Similarly, this wants /* 16bit FNSAVE */ and /* 16bit FNSTENV */.  I'm
tempted to suggest a literal 80 rather than sizeof(fpstate.freg) to
match the caller.

> +            if ( state->rex_prefix )

/* Convert 32bit prot to 16bit prot format */

> +            {
> +                struct x87_env16 *env = ptr;
> +
> +                env->fcw = fpstate.env.fcw;
> +                env->fsw = fpstate.env.fsw;
> +                env->ftw = fpstate.env.ftw;
> +                env->mode.prot.fip = fpstate.env.mode.prot.fip;
> +                env->mode.prot.fcs = fpstate.env.mode.prot.fcs;
> +                env->mode.prot.fdp = fpstate.env.mode.prot.fdp;
> +                env->mode.prot.fds = fpstate.env.mode.prot.fds;
> +            }
> +            else
> +            {

/* Convert 32bit prot to 16bit real/vm86 format */

> +                unsigned int fip = fpstate.env.mode.prot.fip +
> +                                   (fpstate.env.mode.prot.fcs << 4);
> +                unsigned int fdp = fpstate.env.mode.prot.fdp +
> +                                   (fpstate.env.mode.prot.fds << 4);
> +                struct x87_env16 env = {
> +                    .fcw = fpstate.env.fcw,
> +                    .fsw = fpstate.env.fsw,
> +                    .ftw = fpstate.env.ftw,
> +                    .mode.real.fip_lo = fip,
> +                    .mode.real.fip_hi = fip >> 16,
> +                    .mode.real.fop = fpstate.env.mode.prot.fop,
> +                    .mode.real.fdp_lo = fdp,
> +                    .mode.real.fdp_hi = fdp >> 16
> +                };
> +
> +                memcpy(ptr, &env, sizeof(env));
> +            }
> +            if ( bytes == sizeof(struct x87_env16) )
> +                ptr = NULL;
> +            else
> +                ptr += sizeof(struct x87_env16);
> +            break;
> +
> +        default:
> +            ASSERT_UNREACHABLE();
> +            return X86EMUL_UNHANDLEABLE;
> +        }
> +
> +        if ( ptr )
> +            memcpy(ptr, fpstate.freg, sizeof(fpstate.freg));

... we get here accidentally, and then copy stack rubble into the guest.

~Andrew

> +        break;
> +
> +#endif /* X86EMUL_NO_FPU */
> +
>      case blk_movdir:
>          switch ( bytes )
>          {
>
Jan Beulich May 13, 2020, 12:07 p.m. UTC | #3
On 08.05.2020 19:58, Andrew Cooper wrote:
> On 05/05/2020 09:15, Jan Beulich wrote:
>> To avoid introducing another boolean into emulator state, the
>> rex_prefix field gets (ab)used to convey the real/VM86 vs protected mode
>> info (affecting structure layout, albeit not size) to x86_emul_blk().
>>
>> Signed-off-by: Jan Beulich <jbeulich@suse.com>
>> ---
>> TBD: The full 16-bit padding fields in the 32-bit structures get filled
>>      with all ones by modern CPUs (i.e. other than the comment says for
> 
> You really mean "unlike" here, rather than "other".  They do not have
> the same meaning in this context.
> 
> (I think you're also missing a "what", which I'm guessing is just an
> oversight.)

Well, it's really s/other than/unlike what/ then afaics.
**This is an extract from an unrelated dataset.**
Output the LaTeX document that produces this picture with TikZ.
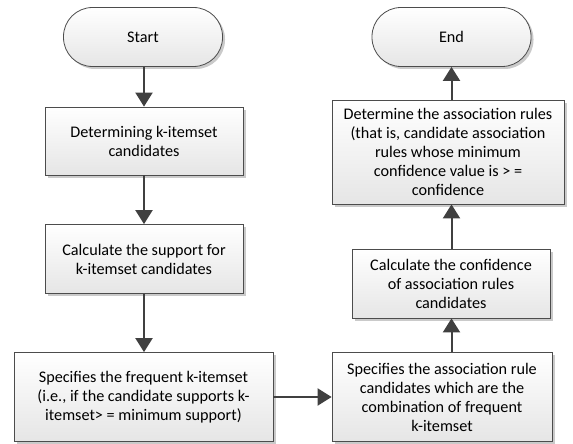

>>      FIP and FDP). We may want to mirror this as well (for the real mode
>>      variant), even if those fields' contents are unspecified.
> 
> This is surprising behaviour, but I expect it dates back to external x87
> processors and default MMIO behaviour.
> 
> If it is entirely consistent, it match be nice to match.  OTOH, the
> manuals are very clear that it is reserved, which I think gives us the
> liberty to use the easier implementation.

I've checked in on an AMD system meanwhile, and it's the same
there. The mentioned comment really refers to observations back
on a 386/387 pair. I think really old CPUs didn't write the
full 16-bit padding fields at all, and the 386/387 then started
writing full 32 bits of FIP and FDP alongside their "high 16
bits" secondary fields. I further assume that this "don't
write parts of the struct at all" behavior was considered
unsafe, or unhelpful when trying to write things out in bigger
chunks (ideally in full cachelines).

I'll leave this as is for now; we can still consider to store
all ones there later on.

>> --- a/xen/arch/x86/x86_emulate/x86_emulate.c
>> +++ b/xen/arch/x86/x86_emulate/x86_emulate.c
>> @@ -897,6 +900,50 @@ struct x86_emulate_state {
>>  #define PTR_POISON NULL /* 32-bit builds are for user-space, so NULL is OK. */
>>  #endif
>>  
>> +#ifndef X86EMUL_NO_FPU
>> +struct x87_env16 {
>> +    uint16_t fcw;
>> +    uint16_t fsw;
>> +    uint16_t ftw;
>> +    union {
>> +        struct {
>> +            uint16_t fip_lo;
>> +            uint16_t fop:11, :1, fip_hi:4;
>> +            uint16_t fdp_lo;
>> +            uint16_t :12, fdp_hi:4;
>> +        } real;
>> +        struct {
>> +            uint16_t fip;
>> +            uint16_t fcs;
>> +            uint16_t fdp;
>> +            uint16_t fds;
>> +        } prot;
>> +    } mode;
>> +};
>> +
>> +struct x87_env32 {
>> +    uint32_t fcw:16, :16;
>> +    uint32_t fsw:16, :16;
>> +    uint32_t ftw:16, :16;
> 
> uint16_t fcw, :16;
> uint16_t fsw, :16;
> uint16_t ftw, :16;
> 
> which reduces the number of 16 bit bitfields.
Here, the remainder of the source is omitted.